Las oleadas de gobernantes y discursos sobre el combate a la pobreza (hoy en su versión Cruzada Nacional Contra el Hambre) con proyecciones de metas importantes en el bienestar y la equidad son, solo eso, hasta ahora discursos.

El basamento de injusticia social se mantiene inalterable y, lo que es peor, se reproduce ampliamente en los momentos en que las mutaciones y políticas son más visibles. El país que no cambia se ve obligado a redescubrir realidades históricas imposibles de ocultar.

La magnitud de pobres y la desigualdad es preocupante y la concentración del ingreso y la riqueza se agudizan sin que nunca hayan dejado de ser la marca distintiva de la estructura social del país. No en balde el barón de Humboldt llamó a México “el país de la desigualdad”.
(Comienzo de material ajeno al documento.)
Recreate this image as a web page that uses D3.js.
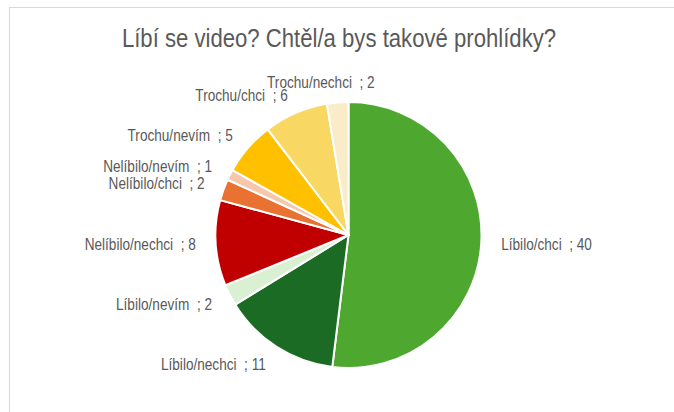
<!DOCTYPE html>
<html><head><meta charset="utf-8">
<script src="https://cdn.jsdelivr.net/npm/d3@7"></script>
<style>
html,body{margin:0;padding:0;background:#fff;}
svg{display:block;}
</style></head>
<body>
<svg id="c" width="674" height="412"></svg>
<script>
const title = "Líbí se video? Chtěl/a bys takové prohlídky?";
const categories = ["Líbilo/chci","Líbilo/nechci","Líbilo/nevím","Nelíbilo/nechci","Nelíbilo/chci","Nelíbilo/nevím","Trochu/nevím","Trochu/chci","Trochu/nechci"];
const values = [40,11,2,8,2,1,5,6,2];
const colors = ["#4EA72E","#1B6B24","#DAF0D3","#C00000","#E97132","#F7C7AC","#FFC000","#F8D863","#FAEBC9"];

const W = 674, H = 412;
const svg = d3.select("#c");
svg.append("rect").attr("x",9.5).attr("y",7.5).attr("width",W+20).attr("height",H+20)
  .attr("fill","#fff").attr("stroke","#d9d9d9").attr("stroke-width",1);

const font = "'Liberation Sans Narrow','Arial Narrow','Liberation Sans',sans-serif";
function condense(k){
  return sel => sel.each(function(){
    const len = this.getComputedTextLength();
    d3.select(this).attr("textLength", len*k).attr("lengthAdjust","spacingAndGlyphs");
  });
}
svg.append("text").attr("x",339).attr("y",47).attr("text-anchor","middle")
  .attr("font-family",font).attr("font-size",25).attr("fill","#595959").text(title)
  .call(condense(0.885));

const cx = 348.5, cy = 235, r = 133;
const data = categories.map((c,i)=>({name:c,value:values[i],color:colors[i]}));
const pie = d3.pie().value(d=>d.value).sort(null).startAngle(0).endAngle(2*Math.PI);
const arcs = pie(data);
const arc = d3.arc().innerRadius(0).outerRadius(r);
const g = svg.append("g").attr("transform",`translate(${cx},${cy})`);
g.selectAll("path").data(arcs).join("path")
  .attr("d",arc).attr("fill",d=>d.data.color)
  .attr("stroke","#fff").attr("stroke-width",2).attr("stroke-linejoin","round");

const lr = r + 20;
arcs.forEach(a=>{
  const m = (a.startAngle+a.endAngle)/2;
  const s = Math.sin(m), c = Math.cos(m);
  let x = lr*s, y = -lr*c;
  let anchor = s >= 0 ? "start" : "end";
  if (Math.abs(s) < 0.15) { anchor = "middle"; x += s*r*1.4; }
  g.append("text").attr("x",x).attr("y",y).attr("dy","0.35em")
    .attr("text-anchor",anchor).attr("font-family",font).attr("font-size",17)
    .attr("fill","#595959").style("white-space","pre")
    .text(a.data.name + "  ; " + a.data.value)
    .call(condense(0.8));
});
</script>
</body></html>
Como en cada sexenio, el discurso de la pobreza se renueva y da lugar a nuevas “categorías” de pobres. Surgen nuevos mecanismos de inequidad que inciden de modo distinto sobre los diferentes grupos afectados.

Al mismo tiempo o como consecuencia de ello, México tiene una desproporcionada concentración del ingreso en el 10% más rico de la población, por lo que el signo de nuestro país es, sin duda, la desigualdad. En México, todo cambia, para seguir igual. Cada vez es más claro que debajo de ese discurso renovador se mantiene el “piso duro” de las relaciones sociales históricas del país, definidas por la desigualdad.

México encara un desafío social de grandes proporciones.

Si los objetivos de reducir desigualdades extremas y lograr una mayor equidad no se inscriben con claridad en el funcionamiento de las instituciones, las distorsiones ya existentes en la estructura de la distribución de la riqueza, el ingreso, el poder, los prestigios, las oportunidades y las decisiones, no harán sino ampliar la brecha entre pobres y ricos, entre capacitados y faltos de habilidades.

Somos un país potencialmente rico y, paradójicamente, una gran parte de la población esta sumida en la indigencia. Guerrero es el estado que refleja el mayor contraste en este mapa de la pobreza. Pobreza que ha sido el filón de nuestros políticos para hacerse inmensamente millonarios.

El mejor instrumento para combatir la desigualdad debe construirse desde la orientación del gasto público, desde la instrumentación de verdaderas políticas sociales, no asistenciales que solo perpetúan la marginación e incrementan el número y niveles de pobreza y con ello la relación clientelar del Estado y la sociedad.

La sociedad mexicana requiere construir una visión de su futuro bienestar. El ejercicio debe formar parte de las responsabilidades del gobierno como de la sociedad. La construcción de plataformas de opciones en materia social requiere ir más allá de la perspectiva sexenal, requiere una visión de largo plazo; esto es, de la instrumentación de políticas de Estado.

No podemos renunciar a nuestro futuro dejando las decisiones solo en manos de los políticos. Es una cuestión de supervivencia y dignidad.